My configuration is pretty standard ubuntu 20.04 linux, 64bit, gcc-9.3
I have cmdstan-2.27.0 which has STAN_THREADS=true in make/local (and cmdstan was recompiled after that setting).
I then have the following stan code (which is a bit of a toy example just for testing reduce_sum, it evaluates the spline on large vector of points)
functions{
#include spline.stan
real partial_lpdf_sum(int[] x_pos_knots_slice,
int start, int end,
int nknots,
vector xknots,
vector yknots,
vector spl_coeffs,
int N,
vector x,
vector y,
vector ey
)
{
vector[end-start] ymod;
ymod = spline_eval(nknots, xknots,
yknots, spl_coeffs, end-start+1,
x[start:end], x_pos_knots_slice);
return normal_lpdf(y[start:end]|ymod,ey[start:end]);
}
}
data{
int N;
int nknots;
vector[N] x;
vector[N] y;
vector[N] ey;
vector[nknots] xknots;
int grainsize;
}
transformed data
{
// determine which knots the point belong to
int x_pos_knots[N] = spline_findpos(nknots, xknots, N, x);
}
parameters
{
// the parameters of our spline model are
// the values at the knots
vector[nknots] yknots;
}
transformed parameters
{
vector[nknots] spl_coeffs = spline_getcoeffs(nknots, xknots, yknots);
// these are the spline coefficients corresponding to the current model
}
model
{
yknots ~ normal (0,100);
target += reduce_sum(partial_lpdf_sum, x_pos_knots, N,
nknots,
xknots,
yknots,
spl_coeffs,
N,
x,
y,
ey);
}
This code is then compiled using CMDstan with make command (and I clearly see the ‘-DSTAN_THREADS’ option being passed to the compiler)
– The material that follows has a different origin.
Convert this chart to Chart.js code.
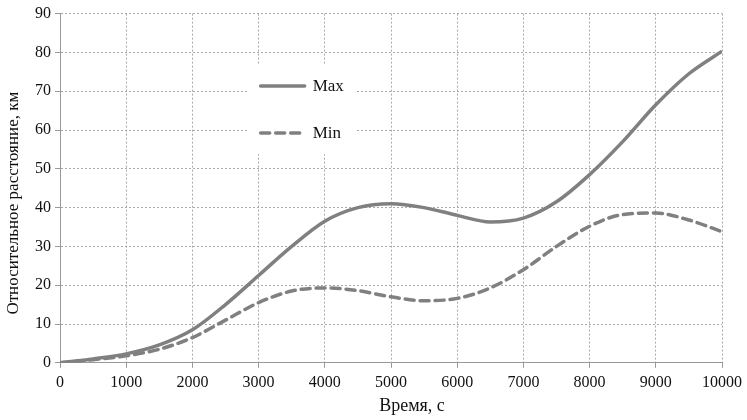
<!DOCTYPE html>
<html>
<head>
<meta charset="utf-8">
<script src="https://cdn.jsdelivr.net/npm/chart.js@4"></script>
<style>
    html, body { margin: 0; padding: 0; background: #fff; }
    #wrap { width: 747px; height: 420px; }
</style>
</head>
<body>
<div id="wrap"><canvas id="lineChart"></canvas></div>
<script>
// data
const timeValues = [0, 500, 1000, 1500, 2000, 2500, 3000, 3500, 4000, 4500, 5000,
    5500, 6000, 6500, 7000, 7500, 8000, 8500, 9000, 9500, 10000];
const maxValues = [0, 1, 2.3, 4.6, 8.5, 15, 22.5, 30, 36.5, 40, 41,
    40, 38, 36.3, 37.3, 41.5, 48.5, 57, 66.5, 74.5, 80.3];
const minValues = [0, 0.8, 1.8, 3.5, 6.5, 11, 15.5, 18.5, 19.3, 18.6, 17,
    16, 16.6, 19.3, 24, 30, 35.2, 38.2, 38.6, 36.8, 33.8];
const seriesNames = ['Max', 'Min'];
const xTitle = 'Время, с';
const yTitle = 'Относительное расстояние, км';

const lineColor = '#808080';
const serif = "'Liberation Serif', 'Times New Roman', serif";

function toPoints(values) {
    return timeValues.map((t, i) => ({ x: t, y: values[i] }));
}

// legend is drawn inside the plot, on a white box
const innerLegend = {
    id: 'innerLegend',
    afterDatasetsDraw(chart) {
        const ctx = chart.ctx;
        const xs = chart.scales.x;
        const ys = chart.scales.y;
        const left = xs.getPixelForValue(2850);
        const top = ys.getPixelForValue(77);
        ctx.save();
        ctx.fillStyle = '#fff';
        ctx.fillRect(left, top, 108, 90);
        chart.data.datasets.forEach((ds, i) => {
            const y = top + 22 + i * 47;
            ctx.strokeStyle = ds.borderColor;
            ctx.lineWidth = ds.borderWidth;
            ctx.lineCap = 'round';
            ctx.setLineDash(ds.borderDash || []);
            ctx.beginPath();
            ctx.moveTo(left + 12, y);
            ctx.lineTo(left + 56, y);
            ctx.stroke();
            ctx.setLineDash([]);
            ctx.fillStyle = '#111';
            ctx.font = '17px ' + serif;
            ctx.textBaseline = 'middle';
            ctx.fillText(ds.label, left + 64, y);
        });
        ctx.restore();
    }
};

// axis titles sit a bit off centre in the original, so draw them by hand
const axisTitles = {
    id: 'axisTitles',
    afterDraw(chart) {
        const ctx = chart.ctx;
        const area = chart.chartArea;
        ctx.save();
        ctx.fillStyle = '#111';
        ctx.textAlign = 'center';
        ctx.textBaseline = 'middle';
        ctx.font = '18px ' + serif;
        ctx.fillText(xTitle, (area.left + area.right) / 2 + 21, area.bottom + 43);
        ctx.translate(14, (area.top + area.bottom) / 2 + 15);
        ctx.rotate(-Math.PI / 2);
        ctx.font = '17px ' + serif;
        ctx.fillText(yTitle, 0, 0);
        ctx.restore();
    }
};

const ctx = document.getElementById('lineChart').getContext('2d');

new Chart(ctx, {
    type: 'line',
    data: {
        datasets: [{
            label: seriesNames[0],
            data: toPoints(maxValues),
            borderColor: lineColor,
            borderWidth: 3.5,
            pointRadius: 0,
            tension: 0.4,
            cubicInterpolationMode: 'monotone'
        }, {
            label: seriesNames[1],
            data: toPoints(minValues),
            borderColor: lineColor,
            borderWidth: 3.5,
            borderDash: [9, 6],
            borderCapStyle: 'round',
            pointRadius: 0,
            tension: 0.4,
            cubicInterpolationMode: 'monotone'
        }]
    },
    options: {
        responsive: true,
        maintainAspectRatio: false,
        animation: false,
        layout: { padding: { top: 7, right: 25, left: 31, bottom: 23 } },
        plugins: {
            legend: { display: false },
            tooltip: { enabled: false }
        },
        scales: {
            x: {
                type: 'linear',
                min: 0,
                max: 10000,
                ticks: {
                    stepSize: 1000, color: '#111', font: { family: serif, size: 16 }, padding: 5, maxRotation: 0,
                    callback: v => String(v)
                },
                grid: { color: '#a8a8a8', tickLength: 5, tickColor: '#999', tickBorderDash: [] },
                border: { color: '#999', width: 1, dash: [2, 2] }
            },
            y: {
                min: 0,
                max: 90,
                ticks: { stepSize: 10, color: '#111', font: { family: serif, size: 16 }, padding: 4 },
                grid: { color: '#a8a8a8', tickLength: 5, tickColor: '#999', tickBorderDash: [] },
                border: { color: '#999', width: 1, dash: [2, 2] }
            }
        }
    },
    plugins: [innerLegend, axisTitles]
});
</script>
</body>
</html>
When I run the compiled program
env STAN_NUM_THREADS=20 example_precompute id=1 random seed=434 data file=/tmp/fitting/uy9xoo6e.json output file=/tmp/fitting/example_precompute-202107211727-1-w9zlxy4w.csv method=sample algorithm=hmc adapt engaged=1
I see in the output
num_threads = 20
But in the same time
- top clearly shows 100%CPU for the corresponding process (and not more, indicating lack of threading activity)
- I’ve checked if there are any threads in /proc/$PID/task/ and I don’t see any.
So I’m how suspecting the threads are not used at all for some reason.
Does anyone have an idea what I’m doing wrong here ?
Thanks,
Sergey